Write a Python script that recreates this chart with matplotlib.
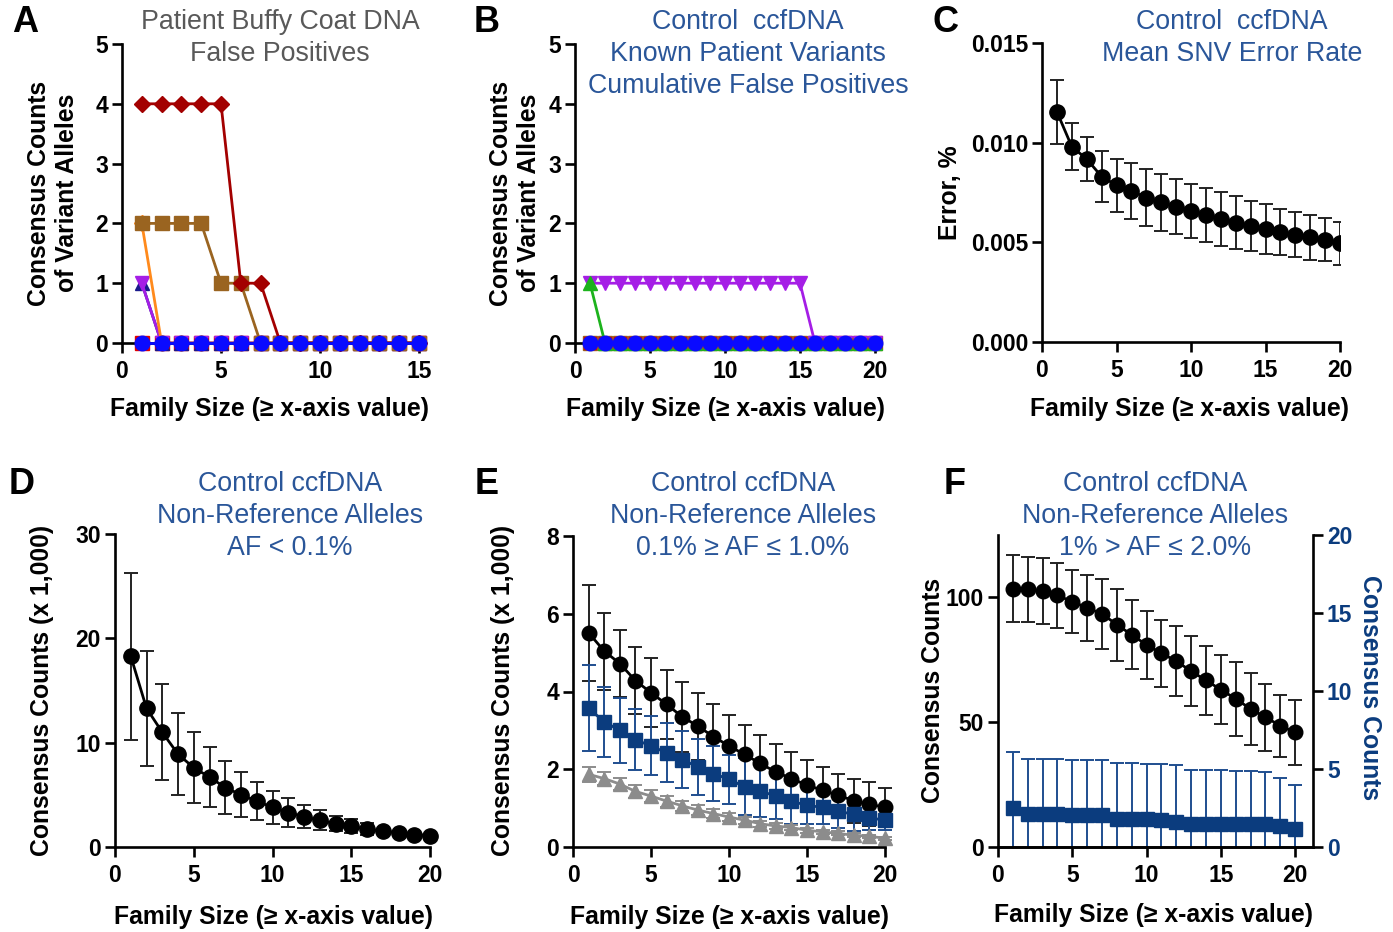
import numpy as np
import matplotlib
matplotlib.use("Agg")
import matplotlib.pyplot as plt

plt.rcParams['font.family'] = ['Liberation Sans', 'DejaVu Sans']

W, H = 1393, 932

# ---- data ----
fs15 = [1, 2, 3, 4, 5, 6, 7, 8, 9, 10, 11, 12, 13, 14, 15]
fs20 = [1, 2, 3, 4, 5, 6, 7, 8, 9, 10, 11, 12, 13, 14, 15, 16, 17, 18, 19, 20]

# A: Patient buffy coat false positives
a_red_sq = [0, 0, 0, 0, 0, 0, 0, 0, 0, 0, 0, 0, 0, 0, 0]
a_navy = [1, 0, 0, 0, 0, 0, 0, 0, 0, 0, 0, 0, 0, 0, 0]
a_purple = [1, 0, 0, 0, 0, 0, 0, 0, 0, 0, 0, 0, 0, 0, 0]
a_orange = [2, 0, 0, 0, 0, 0, 0, 0, 0, 0, 0, 0, 0, 0, 0]
a_darkred = [4, 4, 4, 4, 4, 1, 1, 0, 0, 0, 0, 0, 0, 0, 0]
a_brown = [2, 2, 2, 2, 1, 1, 0, 0, 0, 0, 0, 0, 0, 0, 0]
a_blue = [0, 0, 0, 0, 0, 0, 0, 0, 0, 0, 0, 0, 0, 0, 0]

# B: control ccfDNA, known patient variants
b_brown = [0, 0, 0, 0, 0, 0, 0, 0, 0, 0, 0, 0, 0, 0, 0, 0, 0, 0, 0, 0]
b_red_sq = [0, 0, 0, 0, 0, 0, 0, 0, 0, 0, 0, 0, 0, 0, 0, 0, 0, 0, 0, 0]
b_darkred = [0, 0, 0, 0, 0, 0, 0, 0, 0, 0, 0, 0, 0, 0, 0, 0, 0, 0, 0, 0]
b_purple = [1, 1, 1, 1, 1, 1, 1, 1, 1, 1, 1, 1, 1, 1, 1, 0, 0, 0, 0, 0]
b_green = [1, 0, 0, 0, 0, 0, 0, 0, 0, 0, 0, 0, 0, 0, 0, 0, 0, 0, 0, 0]
b_blue = [0, 0, 0, 0, 0, 0, 0, 0, 0, 0, 0, 0, 0, 0, 0, 0, 0, 0, 0, 0]

# C: mean SNV error rate
c_mean = [0.01155, 0.0098, 0.00918, 0.0083, 0.00786, 0.00758, 0.00724, 0.0070, 0.00679, 0.00657,
          0.00637, 0.00617, 0.00599, 0.00582, 0.00565, 0.00553, 0.00537, 0.00525, 0.00512, 0.00495]
c_err = [0.0016, 0.00117, 0.00112, 0.0013, 0.00134, 0.00139, 0.00142, 0.00143, 0.00139, 0.00136,
         0.00136, 0.00137, 0.00134, 0.00127, 0.00125, 0.00116, 0.00113, 0.00112, 0.00108, 0.00109]

# D: AF < 0.1%
d_mean = [18.3, 13.3, 11.0, 8.9, 7.6, 6.7, 5.7, 5.0, 4.4, 3.8,
          3.3, 2.9, 2.55, 2.24, 1.98, 1.72, 1.5, 1.38, 1.19, 1.09]
d_err = [8.0, 5.5, 4.6, 3.9, 3.4, 2.9, 2.55, 2.15, 1.8, 1.6,
         1.37, 1.12, 0.96, 0.73, 0.67, 0.61, 0.2, 0.15, 0.1, 0.1]

# E: 0.1% - 1.0%
e_blk = [5.51, 5.04, 4.72, 4.28, 3.97, 3.67, 3.35, 3.11, 2.84, 2.60,
         2.38, 2.15, 1.93, 1.76, 1.59, 1.46, 1.33, 1.19, 1.10, 1.02]
e_blk_err = [1.23, 0.99, 0.86, 0.87, 0.88, 0.88, 0.90, 0.86, 0.84, 0.79,
             0.76, 0.73, 0.72, 0.69, 0.65, 0.60, 0.54, 0.56, 0.56, 0.51]
e_blu = [3.57, 3.22, 3.00, 2.76, 2.60, 2.42, 2.25, 2.06, 1.89, 1.74,
         1.55, 1.44, 1.31, 1.18, 1.07, 1.02, 0.92, 0.84, 0.75, 0.69]
e_blu_err = [1.11, 0.90, 0.84, 0.78, 0.76, 0.76, 0.74, 0.73, 0.71, 0.63,
             0.73, 0.66, 0.58, 0.58, 0.48, 0.44, 0.44, 0.43, 0.30, 0.26]
e_gry = [1.87, 1.76, 1.62, 1.43, 1.31, 1.18, 1.06, 0.95, 0.86, 0.77,
         0.69, 0.60, 0.54, 0.50, 0.43, 0.39, 0.35, 0.30, 0.28, 0.22]
e_gry_err = [0.19, 0.17, 0.15, 0.16, 0.15, 0.14, 0.13, 0.12, 0.11, 0.10,
             0.09, 0.08, 0.07, 0.07, 0.06, 0.06, 0.05, 0.05, 0.04, 0.04]

# F: 1% - 2.0%
f_blk = [103.5, 103.2, 102.6, 100.8, 98.3, 95.8, 93.4, 89.1, 85.0, 81.0,
         77.6, 74.5, 70.4, 66.8, 63.0, 59.4, 55.3, 52.0, 48.6, 45.9]
f_blk_err = [13.3, 13.1, 13.2, 13.0, 12.7, 13.2, 13.9, 14.4, 13.8, 13.5,
             13.5, 13.9, 14.0, 13.8, 13.9, 14.8, 14.5, 13.5, 12.4, 13.1]
f_blu = [2.53, 2.14, 2.14, 2.14, 2.03, 2.03, 2.03, 1.78, 1.78, 1.78,
         1.71, 1.60, 1.50, 1.50, 1.50, 1.45, 1.45, 1.45, 1.33, 1.18]
f_blu_err = [3.53, 3.53, 3.53, 3.53, 3.57, 3.57, 3.57, 3.61, 3.61, 3.57,
             3.58, 3.65, 3.42, 3.42, 3.42, 3.43, 3.43, 3.36, 3.12, 2.82]

TITLE_BLUE = '#2A5699'
NAVY = '#0B3C7E'
XLABEL = 'Family Size (\u2265 x-axis value)'
LW_AX = 1.9


def px_axes(l, r, t, b):
    return [l / W, 1 - b / H, (r - l) / W, (b - t) / H]


def style(ax, right=False):
    ax.spines['top'].set_visible(False)
    if not right:
        ax.spines['right'].set_visible(False)
    for s in ax.spines.values():
        s.set_linewidth(LW_AX)
    ax.tick_params(direction='out', length=7, width=LW_AX, labelsize=16.5, pad=3)
    ax.tick_params(axis='x', pad=5)
    for lab in ax.get_xticklabels() + ax.get_yticklabels():
        lab.set_fontweight('bold')


def ftext(x, y, s, **kw):
    fig.text(x / W, 1 - y / H, s, ha='center', va='center', **kw)


fig = plt.figure(figsize=(W / 100, H / 100), dpi=100)

# ---------------- A ----------------
axA = fig.add_axes(px_axes(122, 419, 44, 343))
mk = dict(lw=2, ms=10.5, clip_on=False)
axA.plot(fs15, a_red_sq, color='#E00000', marker='s', **mk)
axA.plot(fs15, a_navy, color='#1A1A8C', marker='^', **mk)
axA.plot(fs15, a_purple, color='#A51EE6', marker='v', **mk)
axA.plot(fs15, a_orange, color='#FF8A1C', marker='D', lw=2, ms=8, clip_on=False)
axA.plot(fs15, a_brown, color='#9A6420', marker='s', **mk)
axA.plot(fs15, a_darkred, color='#A30000', marker='D', lw=2, ms=8.5, clip_on=False)
axA.plot(fs15, a_blue, color='#0A0AFF', marker='o', zorder=5, **mk)
axA.set_xlim(0, 15)
axA.set_ylim(0, 5)
axA.set_xticks([0, 5, 10, 15])
axA.set_yticks([0, 1, 2, 3, 4, 5])
style(axA)

# ---------------- B ----------------
axB = fig.add_axes(px_axes(575, 875, 44, 343))
axB.plot(fs20, b_brown, color='#9A6420', marker='s', **mk)
axB.plot(fs20, b_red_sq, color='#E00000', marker='s', ms=9, lw=2, clip_on=False)
axB.plot(fs20, b_darkred, color='#A30000', marker='D', ms=7.5, lw=2, clip_on=False)
axB.plot(fs20, b_purple, color='#A51EE6', marker='v', **mk)
axB.plot(fs20, b_green, color='#1DB31D', marker='^', **mk)
axB.plot(fs20, b_blue, color='#0A0AFF', marker='o', zorder=5, **mk)
axB.set_xlim(0, 20)
axB.set_ylim(0, 5)
axB.set_xticks([0, 5, 10, 15, 20])
axB.set_yticks([0, 1, 2, 3, 4, 5])
style(axB)

eb = dict(capsize=5, elinewidth=1.4, capthick=1.4, lw=2)

# ---------------- C ----------------
axC = fig.add_axes(px_axes(1042, 1340, 43, 342))
axC.errorbar(fs20, c_mean, yerr=c_err, color='black', marker='o', ms=11, ecolor='#222222', **eb)
axC.set_xlim(0, 20)
axC.set_ylim(0, 0.015)
axC.set_xticks([0, 5, 10, 15, 20])
axC.set_yticks([0, 0.005, 0.010, 0.015])
axC.set_yticklabels(['0.000', '0.005', '0.010', '0.015'])
style(axC)

# ---------------- D ----------------
axD = fig.add_axes(px_axes(115, 430, 534, 847))
axD.errorbar(fs20, d_mean, yerr=d_err, color='black', marker='o', ms=11, ecolor='#222222',
             clip_on=False, **eb)
axD.set_xlim(0, 20)
axD.set_ylim(0, 30)
axD.set_xticks([0, 5, 10, 15, 20])
axD.set_yticks([0, 10, 20, 30])
style(axD)

# ---------------- E ----------------
axE = fig.add_axes(px_axes(573, 885, 536, 847))
axE.errorbar(fs20, e_blk, yerr=e_blk_err, color='black', marker='o', ms=10.5, ecolor='#222222',
             clip_on=False, **eb)
axE.errorbar(fs20, e_blu, yerr=e_blu_err, color=NAVY, marker='s', ms=9.5, ecolor='#1F4E8F',
             clip_on=False, **eb)
axE.errorbar(fs20, e_gry, yerr=e_gry_err, color='#8C8C8C', marker='^', ms=10, ecolor='#8C8C8C',
             clip_on=False, **eb)
axE.set_xlim(0, 20)
axE.set_ylim(0, 8)
axE.set_xticks([0, 5, 10, 15, 20])
axE.set_yticks([0, 2, 4, 6, 8])
style(axE)

# ---------------- F ----------------
axF = fig.add_axes(px_axes(998, 1313, 535, 847))
axF2 = axF.twinx()
axF2.errorbar(fs20, f_blu, yerr=f_blu_err, color=NAVY, marker='s', ms=9.5, ecolor='#1F4E8F', **eb)
axF.errorbar(fs20, f_blk, yerr=f_blk_err, color='black', marker='o', ms=10.5, ecolor='#222222',
             clip_on=False, **eb)
axF.set_zorder(axF2.get_zorder() + 1)
axF.patch.set_visible(False)
axF.set_xlim(0, 21.2)
axF.set_ylim(0, 125)
axF.set_xticks([0, 5, 10, 15, 20])
axF.set_yticks([0, 50, 100])
axF2.set_ylim(0, 20)
axF2.set_yticks([0, 5, 10, 15, 20])
style(axF, right=True)
style(axF2, right=True)
axF.spines['right'].set_visible(False)
axF2.spines['left'].set_visible(False)
for lab in axF2.get_yticklabels():
    lab.set_color(NAVY)

# ---------------- text ----------------
tfs = 19.3
ls = 1.28
ftext(280, 38, 'Patient Buffy Coat DNA\nFalse Positives', fontsize=tfs, color='#595959', linespacing=ls)
ftext(748, 54, 'Control  ccfDNA\nKnown Patient Variants\nCumulative False Positives', fontsize=tfs,
      color=TITLE_BLUE, linespacing=ls)
ftext(1232, 38, 'Control  ccfDNA\nMean SNV Error Rate', fontsize=tfs, color=TITLE_BLUE, linespacing=ls)
ftext(290, 516, 'Control ccfDNA\nNon-Reference Alleles\nAF < 0.1%', fontsize=tfs, color=TITLE_BLUE,
      linespacing=ls)
ftext(743, 516, 'Control ccfDNA\nNon-Reference Alleles\n0.1% \u2265 AF \u2264 1.0%', fontsize=tfs,
      color=TITLE_BLUE, linespacing=ls)
ftext(1155, 516, 'Control ccfDNA\nNon-Reference Alleles\n1% > AF \u2264 2.0%', fontsize=tfs,
      color=TITLE_BLUE, linespacing=ls)

lfs = 17.8
for x, y in [(269, 409), (726, 409), (1190, 409), (273, 917), (729, 917), (1153, 915)]:
    ftext(x, y, XLABEL, fontsize=lfs, fontweight='bold')

ftext(53, 193, 'Consensus Counts\nof Variant Alleles', fontsize=lfs, fontweight='bold', rotation=90,
      linespacing=1.2)
ftext(515, 193, 'Consensus Counts\nof Variant Alleles', fontsize=lfs, fontweight='bold', rotation=90,
      linespacing=1.2)
ftext(950, 193, 'Error, %', fontsize=lfs, fontweight='bold', rotation=90)
ftext(42, 690, 'Consensus Counts (x 1,000)', fontsize=lfs, fontweight='bold', rotation=90)
ftext(503, 690, 'Consensus Counts (x 1,000)', fontsize=lfs, fontweight='bold', rotation=90)
ftext(933, 690, 'Consensus Counts', fontsize=lfs, fontweight='bold', rotation=90)
ftext(1370, 688, 'Consensus Counts', fontsize=lfs, fontweight='bold', rotation=-90, color=NAVY)

for x, y, s in [(25, 22, 'A'), (487, 22, 'B'), (945, 22, 'C'),
                (22, 485, 'D'), (487, 485, 'E'), (955, 485, 'F')]:
    ftext(x, y, s, fontsize=26, fontweight='bold')

fig.savefig('out.png', dpi=100)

══════════════════════════════

## Exercise requirements
Without any pictures, reproduce the lines from the first one in the material through the line that has "18, 19, 20]", exactly as they appear.

## Answer for the task
Write a Python script that recreates this chart with matplotlib.
import numpy as np
import matplotlib
matplotlib.use("Agg")
import matplotlib.pyplot as plt

plt.rcParams['font.family'] = ['Liberation Sans', 'DejaVu Sans']

W, H = 1393, 932

# ---- data ----
fs15 = [1, 2, 3, 4, 5, 6, 7, 8, 9, 10, 11, 12, 13, 14, 15]
fs20 = [1, 2, 3, 4, 5, 6, 7, 8, 9, 10, 11, 12, 13, 14, 15, 16, 17, 18, 19, 20]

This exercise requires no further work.